» WHAT THE TASK REQUIRES
Start at the line containing "Recreate this image" and stop at the line containing "6.2, 2.6, 2.0];"; copy those lines exactly, both ends included, and no others.

» RECORDED INFORMATION
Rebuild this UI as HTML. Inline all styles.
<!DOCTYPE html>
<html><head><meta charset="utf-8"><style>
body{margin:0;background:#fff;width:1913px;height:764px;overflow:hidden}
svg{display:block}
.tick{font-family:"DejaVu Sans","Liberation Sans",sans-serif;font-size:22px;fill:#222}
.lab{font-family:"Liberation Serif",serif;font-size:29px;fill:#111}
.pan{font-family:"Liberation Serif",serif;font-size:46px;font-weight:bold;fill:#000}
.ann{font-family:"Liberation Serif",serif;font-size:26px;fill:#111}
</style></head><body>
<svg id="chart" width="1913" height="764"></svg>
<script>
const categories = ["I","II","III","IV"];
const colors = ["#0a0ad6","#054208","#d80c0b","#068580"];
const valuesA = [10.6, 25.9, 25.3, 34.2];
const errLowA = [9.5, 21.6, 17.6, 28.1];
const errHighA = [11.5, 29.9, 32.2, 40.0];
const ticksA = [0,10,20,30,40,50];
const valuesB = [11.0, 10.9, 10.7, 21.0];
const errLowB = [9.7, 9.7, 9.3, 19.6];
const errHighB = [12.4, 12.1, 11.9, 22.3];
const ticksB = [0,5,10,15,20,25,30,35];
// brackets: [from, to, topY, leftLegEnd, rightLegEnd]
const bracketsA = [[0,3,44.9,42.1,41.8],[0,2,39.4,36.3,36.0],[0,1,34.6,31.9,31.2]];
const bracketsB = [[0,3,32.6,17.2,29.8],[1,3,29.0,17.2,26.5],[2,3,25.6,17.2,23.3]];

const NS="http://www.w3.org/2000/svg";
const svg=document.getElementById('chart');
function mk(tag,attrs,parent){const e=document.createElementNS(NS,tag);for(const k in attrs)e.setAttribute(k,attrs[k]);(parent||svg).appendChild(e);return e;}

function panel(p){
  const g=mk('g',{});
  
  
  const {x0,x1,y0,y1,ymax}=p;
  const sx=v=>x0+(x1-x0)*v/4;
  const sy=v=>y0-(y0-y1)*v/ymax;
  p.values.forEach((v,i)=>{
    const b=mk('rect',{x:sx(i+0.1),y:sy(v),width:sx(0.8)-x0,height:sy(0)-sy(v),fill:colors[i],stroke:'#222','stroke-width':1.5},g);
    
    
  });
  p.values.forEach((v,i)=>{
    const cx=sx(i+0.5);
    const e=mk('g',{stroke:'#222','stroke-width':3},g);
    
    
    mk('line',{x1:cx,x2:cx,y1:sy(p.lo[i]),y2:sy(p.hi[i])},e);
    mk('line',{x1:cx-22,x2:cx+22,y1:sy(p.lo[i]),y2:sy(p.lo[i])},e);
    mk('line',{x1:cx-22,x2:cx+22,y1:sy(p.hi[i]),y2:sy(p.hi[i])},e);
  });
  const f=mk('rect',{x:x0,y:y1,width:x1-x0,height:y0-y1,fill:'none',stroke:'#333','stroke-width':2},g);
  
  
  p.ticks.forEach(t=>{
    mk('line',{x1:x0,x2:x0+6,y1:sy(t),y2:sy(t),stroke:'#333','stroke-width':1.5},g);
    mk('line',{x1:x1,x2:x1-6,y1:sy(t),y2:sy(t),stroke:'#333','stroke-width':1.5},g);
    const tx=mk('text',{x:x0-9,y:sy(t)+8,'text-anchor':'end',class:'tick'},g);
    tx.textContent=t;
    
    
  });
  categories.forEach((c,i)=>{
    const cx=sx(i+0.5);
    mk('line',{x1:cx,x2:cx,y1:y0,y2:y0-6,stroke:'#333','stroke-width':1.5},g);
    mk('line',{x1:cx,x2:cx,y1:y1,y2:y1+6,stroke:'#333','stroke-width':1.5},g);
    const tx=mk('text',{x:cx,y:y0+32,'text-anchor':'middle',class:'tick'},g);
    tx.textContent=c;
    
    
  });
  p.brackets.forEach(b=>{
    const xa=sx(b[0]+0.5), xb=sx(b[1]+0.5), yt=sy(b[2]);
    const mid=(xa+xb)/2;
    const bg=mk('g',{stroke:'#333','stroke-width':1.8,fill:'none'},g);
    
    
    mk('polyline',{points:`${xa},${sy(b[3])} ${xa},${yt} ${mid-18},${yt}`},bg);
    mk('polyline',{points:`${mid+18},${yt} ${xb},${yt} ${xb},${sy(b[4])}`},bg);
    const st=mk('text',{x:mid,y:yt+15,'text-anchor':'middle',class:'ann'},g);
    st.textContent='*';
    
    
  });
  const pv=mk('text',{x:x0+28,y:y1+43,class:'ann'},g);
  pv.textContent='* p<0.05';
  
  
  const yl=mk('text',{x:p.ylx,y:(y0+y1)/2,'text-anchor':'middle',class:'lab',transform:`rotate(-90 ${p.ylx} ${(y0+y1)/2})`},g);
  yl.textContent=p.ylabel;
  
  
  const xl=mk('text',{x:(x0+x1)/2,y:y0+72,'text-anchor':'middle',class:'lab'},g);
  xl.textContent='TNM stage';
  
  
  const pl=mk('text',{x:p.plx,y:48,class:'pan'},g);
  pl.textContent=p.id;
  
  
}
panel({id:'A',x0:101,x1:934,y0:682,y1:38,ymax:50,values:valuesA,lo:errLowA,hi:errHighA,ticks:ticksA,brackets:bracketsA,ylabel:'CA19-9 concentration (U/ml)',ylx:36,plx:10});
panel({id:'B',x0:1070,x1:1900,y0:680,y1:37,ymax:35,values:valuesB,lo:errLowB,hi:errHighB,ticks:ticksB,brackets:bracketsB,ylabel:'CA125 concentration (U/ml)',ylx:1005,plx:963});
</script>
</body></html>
* * *
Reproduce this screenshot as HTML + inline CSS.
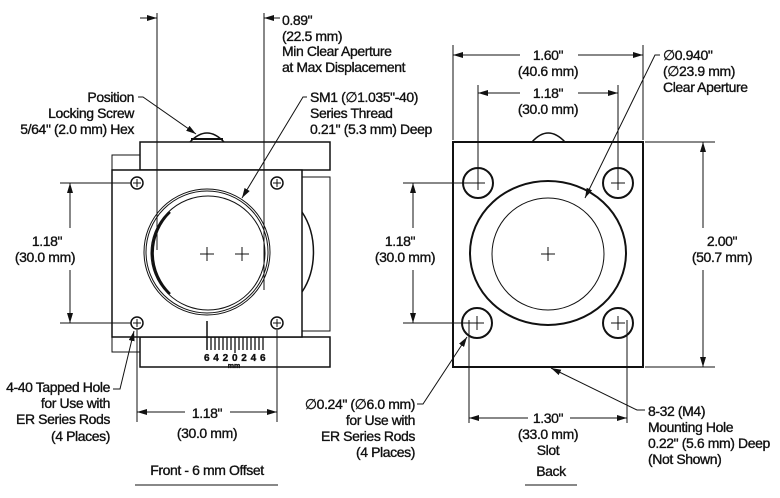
---
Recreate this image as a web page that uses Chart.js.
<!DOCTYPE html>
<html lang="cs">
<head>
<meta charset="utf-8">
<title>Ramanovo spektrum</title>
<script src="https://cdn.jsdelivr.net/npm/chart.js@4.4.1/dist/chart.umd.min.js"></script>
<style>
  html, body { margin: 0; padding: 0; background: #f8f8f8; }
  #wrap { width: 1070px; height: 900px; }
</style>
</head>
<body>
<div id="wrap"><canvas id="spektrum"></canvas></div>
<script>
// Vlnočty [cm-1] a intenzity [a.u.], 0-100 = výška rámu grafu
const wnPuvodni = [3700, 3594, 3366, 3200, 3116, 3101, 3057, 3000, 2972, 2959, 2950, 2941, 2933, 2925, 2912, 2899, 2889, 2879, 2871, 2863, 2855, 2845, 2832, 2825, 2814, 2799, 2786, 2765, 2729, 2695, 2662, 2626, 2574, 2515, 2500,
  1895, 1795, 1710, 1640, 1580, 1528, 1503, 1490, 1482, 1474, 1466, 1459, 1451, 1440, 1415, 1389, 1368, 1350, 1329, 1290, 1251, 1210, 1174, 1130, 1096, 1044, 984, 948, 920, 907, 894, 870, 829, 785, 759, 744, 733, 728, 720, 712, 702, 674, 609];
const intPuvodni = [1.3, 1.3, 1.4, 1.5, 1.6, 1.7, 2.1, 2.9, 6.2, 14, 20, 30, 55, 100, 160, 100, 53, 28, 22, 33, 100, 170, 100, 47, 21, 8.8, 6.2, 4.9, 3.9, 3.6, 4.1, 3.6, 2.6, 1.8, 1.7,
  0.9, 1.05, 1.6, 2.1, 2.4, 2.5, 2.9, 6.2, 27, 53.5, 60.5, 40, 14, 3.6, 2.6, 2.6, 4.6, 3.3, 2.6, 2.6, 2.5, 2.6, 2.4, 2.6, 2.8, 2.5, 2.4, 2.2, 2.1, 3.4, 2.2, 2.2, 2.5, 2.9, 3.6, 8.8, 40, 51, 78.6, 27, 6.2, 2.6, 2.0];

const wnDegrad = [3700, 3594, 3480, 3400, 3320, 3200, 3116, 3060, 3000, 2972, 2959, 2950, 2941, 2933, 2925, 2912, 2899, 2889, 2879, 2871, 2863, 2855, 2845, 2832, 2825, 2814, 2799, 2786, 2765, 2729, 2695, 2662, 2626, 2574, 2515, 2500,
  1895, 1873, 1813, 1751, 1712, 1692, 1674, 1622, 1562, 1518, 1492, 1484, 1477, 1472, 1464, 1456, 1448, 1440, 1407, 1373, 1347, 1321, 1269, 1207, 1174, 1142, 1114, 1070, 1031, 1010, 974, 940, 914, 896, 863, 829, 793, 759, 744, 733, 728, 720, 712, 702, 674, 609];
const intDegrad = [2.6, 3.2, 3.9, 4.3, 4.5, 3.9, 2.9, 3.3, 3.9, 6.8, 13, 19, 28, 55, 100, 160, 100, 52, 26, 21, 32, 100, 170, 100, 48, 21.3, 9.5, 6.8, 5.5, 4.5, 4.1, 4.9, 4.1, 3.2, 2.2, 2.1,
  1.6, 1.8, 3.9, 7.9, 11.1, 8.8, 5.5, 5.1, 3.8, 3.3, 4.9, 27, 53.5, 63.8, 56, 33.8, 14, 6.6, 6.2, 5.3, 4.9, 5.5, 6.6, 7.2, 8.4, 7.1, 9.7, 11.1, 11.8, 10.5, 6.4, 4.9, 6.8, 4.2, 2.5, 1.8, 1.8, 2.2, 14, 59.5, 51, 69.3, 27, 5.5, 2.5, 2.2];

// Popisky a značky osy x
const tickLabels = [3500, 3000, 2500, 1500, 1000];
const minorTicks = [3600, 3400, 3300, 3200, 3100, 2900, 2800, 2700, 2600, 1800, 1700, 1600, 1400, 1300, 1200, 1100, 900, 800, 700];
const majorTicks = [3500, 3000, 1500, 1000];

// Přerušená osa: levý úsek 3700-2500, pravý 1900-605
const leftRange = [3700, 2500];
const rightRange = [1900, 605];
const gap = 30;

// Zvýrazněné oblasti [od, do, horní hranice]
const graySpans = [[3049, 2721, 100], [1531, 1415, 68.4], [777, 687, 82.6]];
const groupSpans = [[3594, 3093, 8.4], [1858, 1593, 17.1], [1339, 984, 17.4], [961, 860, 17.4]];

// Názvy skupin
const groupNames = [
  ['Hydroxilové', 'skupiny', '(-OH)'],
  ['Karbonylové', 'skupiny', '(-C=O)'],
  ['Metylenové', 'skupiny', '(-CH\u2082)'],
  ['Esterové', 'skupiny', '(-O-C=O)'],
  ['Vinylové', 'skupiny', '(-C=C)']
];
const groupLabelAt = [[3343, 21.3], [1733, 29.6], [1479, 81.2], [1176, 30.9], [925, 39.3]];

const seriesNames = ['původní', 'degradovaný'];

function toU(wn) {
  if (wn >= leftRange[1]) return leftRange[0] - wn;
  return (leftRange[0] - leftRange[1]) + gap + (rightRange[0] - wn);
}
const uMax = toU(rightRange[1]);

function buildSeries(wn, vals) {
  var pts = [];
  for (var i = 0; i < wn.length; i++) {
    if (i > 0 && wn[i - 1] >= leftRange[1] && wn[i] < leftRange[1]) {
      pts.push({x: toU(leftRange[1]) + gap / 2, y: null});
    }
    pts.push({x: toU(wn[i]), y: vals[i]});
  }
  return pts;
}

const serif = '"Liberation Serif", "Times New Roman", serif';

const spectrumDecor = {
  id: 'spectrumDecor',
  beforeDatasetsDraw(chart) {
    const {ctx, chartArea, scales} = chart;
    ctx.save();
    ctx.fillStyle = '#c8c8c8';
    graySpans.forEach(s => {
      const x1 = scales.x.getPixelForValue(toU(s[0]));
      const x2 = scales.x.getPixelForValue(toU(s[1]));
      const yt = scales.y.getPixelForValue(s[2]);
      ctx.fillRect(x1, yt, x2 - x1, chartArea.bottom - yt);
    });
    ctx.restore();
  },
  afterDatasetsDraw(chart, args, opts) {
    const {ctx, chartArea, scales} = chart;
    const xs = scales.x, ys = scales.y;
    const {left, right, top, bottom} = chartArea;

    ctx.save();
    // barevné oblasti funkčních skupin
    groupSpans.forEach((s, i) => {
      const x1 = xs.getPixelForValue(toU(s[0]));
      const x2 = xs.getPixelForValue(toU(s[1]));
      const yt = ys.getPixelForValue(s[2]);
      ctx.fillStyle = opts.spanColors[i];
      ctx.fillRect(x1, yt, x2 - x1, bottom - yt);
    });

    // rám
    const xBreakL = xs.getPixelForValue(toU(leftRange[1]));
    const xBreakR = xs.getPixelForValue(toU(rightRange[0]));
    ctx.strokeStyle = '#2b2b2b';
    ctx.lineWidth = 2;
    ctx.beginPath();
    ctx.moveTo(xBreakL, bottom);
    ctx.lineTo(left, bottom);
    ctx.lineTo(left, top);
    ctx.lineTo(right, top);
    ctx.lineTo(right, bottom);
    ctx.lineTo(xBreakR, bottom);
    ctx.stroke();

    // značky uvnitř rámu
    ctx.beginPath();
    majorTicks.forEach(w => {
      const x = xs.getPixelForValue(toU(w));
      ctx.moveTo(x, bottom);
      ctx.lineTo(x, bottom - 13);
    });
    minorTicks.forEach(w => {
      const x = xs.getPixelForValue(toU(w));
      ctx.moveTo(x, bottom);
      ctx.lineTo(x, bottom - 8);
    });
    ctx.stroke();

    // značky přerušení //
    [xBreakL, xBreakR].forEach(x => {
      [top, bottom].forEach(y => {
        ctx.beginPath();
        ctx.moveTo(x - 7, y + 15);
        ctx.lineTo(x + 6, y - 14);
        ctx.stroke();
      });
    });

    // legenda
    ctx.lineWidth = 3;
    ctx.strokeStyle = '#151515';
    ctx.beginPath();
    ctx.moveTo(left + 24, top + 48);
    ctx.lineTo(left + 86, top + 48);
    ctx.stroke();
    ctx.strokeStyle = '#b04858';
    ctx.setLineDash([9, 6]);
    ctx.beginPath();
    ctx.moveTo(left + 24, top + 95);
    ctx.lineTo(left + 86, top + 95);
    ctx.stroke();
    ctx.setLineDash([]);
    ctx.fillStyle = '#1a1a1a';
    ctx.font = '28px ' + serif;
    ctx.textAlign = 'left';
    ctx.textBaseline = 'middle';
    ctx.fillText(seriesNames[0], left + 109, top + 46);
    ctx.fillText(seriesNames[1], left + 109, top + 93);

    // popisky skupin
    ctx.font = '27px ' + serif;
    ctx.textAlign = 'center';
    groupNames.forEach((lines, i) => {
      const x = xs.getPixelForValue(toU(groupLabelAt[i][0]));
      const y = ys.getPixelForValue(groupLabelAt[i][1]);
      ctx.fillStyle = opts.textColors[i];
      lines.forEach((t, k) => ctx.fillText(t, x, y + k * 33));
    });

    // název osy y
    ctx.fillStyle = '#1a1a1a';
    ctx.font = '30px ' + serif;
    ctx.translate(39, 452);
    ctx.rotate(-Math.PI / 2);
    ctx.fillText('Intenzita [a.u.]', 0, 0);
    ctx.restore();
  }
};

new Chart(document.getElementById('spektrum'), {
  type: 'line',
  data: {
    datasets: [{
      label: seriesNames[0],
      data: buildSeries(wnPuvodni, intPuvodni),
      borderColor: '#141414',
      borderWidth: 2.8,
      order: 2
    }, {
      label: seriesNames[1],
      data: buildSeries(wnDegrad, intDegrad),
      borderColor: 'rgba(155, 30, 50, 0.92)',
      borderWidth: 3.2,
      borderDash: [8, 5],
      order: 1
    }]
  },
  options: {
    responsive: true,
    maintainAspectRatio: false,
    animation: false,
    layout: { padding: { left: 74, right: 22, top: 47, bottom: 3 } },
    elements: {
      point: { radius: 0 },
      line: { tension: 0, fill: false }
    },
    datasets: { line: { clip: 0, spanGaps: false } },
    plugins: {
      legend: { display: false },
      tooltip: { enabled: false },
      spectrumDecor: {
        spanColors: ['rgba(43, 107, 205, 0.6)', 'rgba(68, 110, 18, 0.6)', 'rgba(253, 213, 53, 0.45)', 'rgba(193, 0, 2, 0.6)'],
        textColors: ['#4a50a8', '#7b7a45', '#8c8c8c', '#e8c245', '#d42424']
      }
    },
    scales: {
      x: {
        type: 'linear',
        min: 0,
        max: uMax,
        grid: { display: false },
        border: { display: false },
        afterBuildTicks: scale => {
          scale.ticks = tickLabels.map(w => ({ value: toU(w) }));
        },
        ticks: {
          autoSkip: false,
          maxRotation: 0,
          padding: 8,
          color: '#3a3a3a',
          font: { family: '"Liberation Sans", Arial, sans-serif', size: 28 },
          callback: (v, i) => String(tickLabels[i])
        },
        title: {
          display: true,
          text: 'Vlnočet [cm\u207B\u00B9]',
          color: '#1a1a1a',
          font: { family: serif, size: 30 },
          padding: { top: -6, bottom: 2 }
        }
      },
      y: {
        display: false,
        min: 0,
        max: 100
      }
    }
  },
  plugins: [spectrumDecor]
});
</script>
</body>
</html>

» TASK OUTPUT
Recreate this image as a web page that uses Chart.js.
<!DOCTYPE html>
<html lang="cs">
<head>
<meta charset="utf-8">
<title>Ramanovo spektrum</title>
<script src="https://cdn.jsdelivr.net/npm/chart.js@4.4.1/dist/chart.umd.min.js"></script>
<style>
  html, body { margin: 0; padding: 0; background: #f8f8f8; }
  #wrap { width: 1070px; height: 900px; }
</style>
</head>
<body>
<div id="wrap"><canvas id="spektrum"></canvas></div>
<script>
// Vlnočty [cm-1] a intenzity [a.u.], 0-100 = výška rámu grafu
const wnPuvodni = [3700, 3594, 3366, 3200, 3116, 3101, 3057, 3000, 2972, 2959, 2950, 2941, 2933, 2925, 2912, 2899, 2889, 2879, 2871, 2863, 2855, 2845, 2832, 2825, 2814, 2799, 2786, 2765, 2729, 2695, 2662, 2626, 2574, 2515, 2500,
  1895, 1795, 1710, 1640, 1580, 1528, 1503, 1490, 1482, 1474, 1466, 1459, 1451, 1440, 1415, 1389, 1368, 1350, 1329, 1290, 1251, 1210, 1174, 1130, 1096, 1044, 984, 948, 920, 907, 894, 870, 829, 785, 759, 744, 733, 728, 720, 712, 702, 674, 609];
const intPuvodni = [1.3, 1.3, 1.4, 1.5, 1.6, 1.7, 2.1, 2.9, 6.2, 14, 20, 30, 55, 100, 160, 100, 53, 28, 22, 33, 100, 170, 100, 47, 21, 8.8, 6.2, 4.9, 3.9, 3.6, 4.1, 3.6, 2.6, 1.8, 1.7,
  0.9, 1.05, 1.6, 2.1, 2.4, 2.5, 2.9, 6.2, 27, 53.5, 60.5, 40, 14, 3.6, 2.6, 2.6, 4.6, 3.3, 2.6, 2.6, 2.5, 2.6, 2.4, 2.6, 2.8, 2.5, 2.4, 2.2, 2.1, 3.4, 2.2, 2.2, 2.5, 2.9, 3.6, 8.8, 40, 51, 78.6, 27, 6.2, 2.6, 2.0];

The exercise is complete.